Note what it does not say:

The powers not delegated to the states by the Constitution, nor prohibited by it to the United States, are reserved to the United States.

That is the complete opposite to devolution. Even the Scotland Act 1998 uses "reserved" to mean the powers which are not transferred to the Scottish Parliament. There is a default setting in both devolution and federalism - in devolution that default setting is power residing at the higher legislature, while in federalism that default setting is power residing at the lower legislatures.

And to answer the question whether it is British, we need to ask ourselves which country is culturally the closest to the United Kingdom. I would say Canada.

By 1840 there were the North American colonies of Lower Canada and Upper Canada. The British North America Act 1840 combined these into the Province of Canada. The British North America Act 1847 divided the Province of Canada into Ontario and Québec, and combined them with two other colonies - Nove Scotia and New Brunswick - to form a federal nation, Canada.

Hence, by the 1860s the British Empire was experimenting with federalism - so it can hardly be described as unBritish.

This seems to be the solution now. It would create something more than a devolved Parliament - an English Parliament which is itself sovereign and not dependant on another Parliament. Which could not have its powers altered or be abolished by Westminster.
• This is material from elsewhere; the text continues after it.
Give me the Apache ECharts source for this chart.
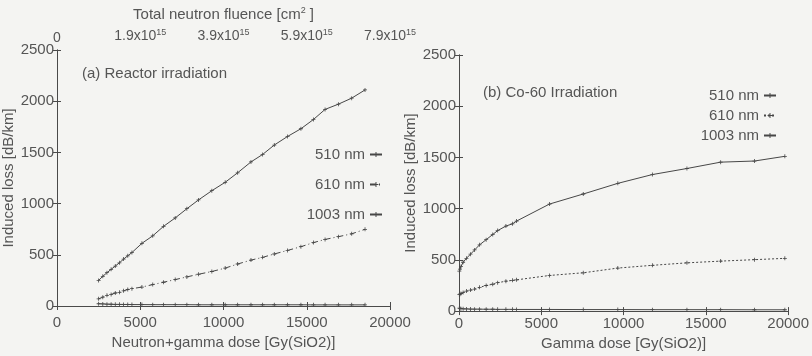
<!DOCTYPE html>
<html>
<head>
<meta charset="utf-8">
<script src="https://cdn.jsdelivr.net/npm/echarts@6/dist/echarts.min.js"></script>
<style>
  html, body { margin: 0; padding: 0; background: #f4f4f2; }
  #chart { width: 812px; height: 356px; }
</style>
</head>
<body>
<div id="chart"></div>
<script>
// (a) Reactor irradiation: induced loss vs neutron+gamma dose
const doseA = [2500, 2750, 3000, 3250, 3500, 3750, 4000, 4250, 4500, 5100, 5750, 6400, 7100, 7800,
  8500, 9300, 10100, 10850, 11650, 12350, 13050, 13850, 14650, 15400, 16100, 16900, 17700, 18500];
const lossA510 = [250, 290, 325, 358, 390, 422, 458, 490, 522, 612, 685, 778, 860, 950,
  1036, 1126, 1208, 1301, 1407, 1480, 1572, 1656, 1731, 1821, 1920, 1971, 2030, 2110];
const lossA610 = [70, 86, 104, 113, 127, 134, 148, 161, 169, 185, 209, 232, 258, 284,
  310, 337, 370, 410, 448, 475, 508, 543, 579, 619, 650, 677, 705, 749];
const lossA1003 = [22, 20, 18, 17, 16, 16, 15, 15, 14, 14, 13, 13, 13, 13,
  12, 12, 12, 12, 12, 12, 12, 12, 12, 11, 11, 11, 11, 11];

// (b) Co-60 irradiation: induced loss vs gamma dose
const doseB = [20, 60, 120, 250, 450, 700, 950, 1250, 1650, 2050, 2350, 2850, 3250, 3500,
  5500, 7550, 9650, 11750, 13850, 15900, 17950, 19800];
const lossB510 = [390, 410, 435, 477, 515, 556, 597, 647, 697, 748, 786, 830, 852, 879,
  1045, 1143, 1247, 1333, 1392, 1454, 1465, 1511];
const lossB610 = [160, 165, 172, 182, 195, 205, 215, 232, 250, 262, 277, 292, 300, 305,
  348, 374, 420, 447, 471, 488, 502, 515];
const lossB1003 = [30, 26, 24, 22, 21, 20, 19, 19, 18, 18, 17, 17, 17, 16,
  16, 15, 15, 14, 14, 14, 13, 13];

// Top axis of panel (a): fluence equivalent of each dose tick (mantissa of x10^15)
const fluenceMantissa = ['0', '1.9', '3.9', '5.9', '7.9'];
const wavelengths = ['510 nm', '610 nm', '1003 nm'];

const ink = '#474747';
const textColor = '#555';
const font = 'Liberation Sans, Arial, Helvetica, sans-serif';
const plusMark = 'path://M4,0h2v4h4v2h-4v4h-2v-4h-4v-2h4z';

const pairs = (xs, ys) => xs.map((x, i) => [x, ys[i]]);
const plain = v => String(v);

const frameLine = { show: true, lineStyle: { color: '#4a4a4a', width: 1 } };
const innerTick = { show: true, inside: true, length: 4, lineStyle: { color: '#4a4a4a' } };

function xAxisBottom(grid, name, gap, margin) {
  return {
    gridIndex: grid, type: 'value', position: 'bottom', min: 0, max: 20000, interval: 5000,
    name: name, nameLocation: 'middle', nameGap: gap,
    nameTextStyle: { fontSize: 15, color: textColor, fontFamily: font },
    axisLine: frameLine, axisTick: innerTick, splitLine: { show: false },
    axisLabel: { fontSize: 15, color: textColor, fontFamily: font, margin: margin, formatter: plain }
  };
}
function yAxisLeft(grid, gap) {
  return {
    gridIndex: grid, type: 'value', position: 'left', min: 0, max: 2500, interval: 500,
    name: 'Induced loss [dB/km]', nameLocation: 'middle', nameGap: gap,
    nameTextStyle: { fontSize: 15, color: textColor, fontFamily: font },
    axisLine: frameLine, axisTick: innerTick, splitLine: { show: false },
    axisLabel: { fontSize: 15, color: textColor, fontFamily: font, margin: 3, formatter: plain }
  };
}
function plainAxis(kind, grid, pos) {
  const ax = {
    gridIndex: grid, type: 'value', position: pos, min: 0,
    axisLine: frameLine, axisTick: innerTick, splitLine: { show: false },
    axisLabel: { show: false }
  };
  if (kind === 'x') { ax.max = 20000; ax.interval = 5000; } else { ax.max = 2500; ax.interval = 500; }
  return ax;
}

function lineSeries(name, xi, yi, data, type) {
  return {
    name: name, type: 'line', xAxisIndex: xi, yAxisIndex: yi, data: data,
    symbol: plusMark, symbolSize: 4, showSymbol: true,
    itemStyle: { color: ink },
    lineStyle: { color: ink, width: 1, type: type },
    animation: false
  };
}

const legendBase = {
  orient: 'vertical', align: 'right', itemWidth: 12, itemHeight: 6,
  selectedMode: false,
  formatter: n => '{a|' + n.trim() + '}',
  textStyle: {
    color: textColor, fontFamily: font, fontSize: 15,
    rich: { a: { width: 62, align: 'right', fontSize: 15, color: textColor, fontFamily: font, lineHeight: 16 } }
  }
};

const option = {
  backgroundColor: '#f4f4f2',
  animation: false,
  textStyle: { fontFamily: font, color: textColor },
  grid: [
    { left: 57, top: 50, width: 333, height: 256 },
    { left: 459, top: 55, width: 337, height: 260 }
  ],
  xAxis: [
    xAxisBottom(0, 'Neutron+gamma dose [Gy(SiO2)]', 27, 9),
    {
      gridIndex: 0, type: 'value', position: 'top', min: 0, max: 20000, interval: 5000,
      name: '{t|Total neutron fluence [cm}{s|2}{t| ]}', nameLocation: 'middle', nameGap: 27,
      nameTextStyle: {
        rich: {
          t: { fontSize: 15, color: textColor, fontFamily: font },
          s: { fontSize: 9, color: textColor, fontFamily: font, padding: [0, 0, 8, 0] }
        }
      },
      axisLine: frameLine, axisTick: innerTick, splitLine: { show: false },
      axisLabel: {
        margin: 5,
        formatter: v => {
          const m = fluenceMantissa[Math.round(v / 5000)];
          return m === '0' ? '{t|0}' : '{t|' + m + 'x10}{s|15}';
        },
        rich: {
          t: { fontSize: 14, color: textColor, fontFamily: font },
          s: { fontSize: 9, color: textColor, fontFamily: font, padding: [0, 0, 8, 0] }
        }
      }
    },
    xAxisBottom(1, 'Gamma dose [Gy(SiO2)]', 19, 5),
    plainAxis('x', 1, 'top')
  ],
  yAxis: [
    yAxisLeft(0, 31),
    plainAxis('y', 0, 'right'),
    yAxisLeft(1, 30),
    plainAxis('y', 1, 'right')
  ],
  legend: [
    Object.assign({}, legendBase, { data: wavelengths, left: 298, top: 142, itemGap: 15 }),
    Object.assign({}, legendBase, { data: wavelengths.map(w => w + ' '), left: 692, top: 83, itemGap: 5 })
  ],
  graphic: [
    { type: 'text', left: 82, top: 66, style: { text: '(a) Reactor irradiation', fontSize: 15, fill: textColor, fontFamily: font } },
    { type: 'text', left: 483, top: 85, style: { text: '(b) Co-60 Irradiation', fontSize: 15, fill: textColor, fontFamily: font } }
  ],
  series: [
    lineSeries('510 nm', 0, 0, pairs(doseA, lossA510), 'solid'),
    lineSeries('610 nm', 0, 0, pairs(doseA, lossA610), [6, 3, 1, 3]),
    lineSeries('1003 nm', 0, 0, pairs(doseA, lossA1003), 'solid'),
    lineSeries('510 nm ', 2, 2, pairs(doseB, lossB510), 'solid'),
    lineSeries('610 nm ', 2, 2, pairs(doseB, lossB610), [2, 2]),
    lineSeries('1003 nm ', 2, 2, pairs(doseB, lossB1003), 'solid')
  ]
};

const chart = echarts.init(document.getElementById('chart'), null, { renderer: 'canvas' });
chart.setOption(option);
</script>
</body>
</html>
And this would create something new. At the moment, the Supreme Court can rule that the Scottish Parliament has acted ultra vires, but cannot rule that Westminster has acted ultra vires. If there were an English Parliament in a federal system that would have to change.

The Speaker of the House of Commons would have to ensure that any legislation brought before the House of Commons did not infringe on the English Parliament's powers.

The Law Officers of the English Government would have the power to ask the Supreme Court to rule that a Bill just passed by Westminster was ultra vires and have it struck down ensuring it never gets Royal Assent.

Answering the West Lothian Question puts England - and the United Kingdom - into new constitutional situations.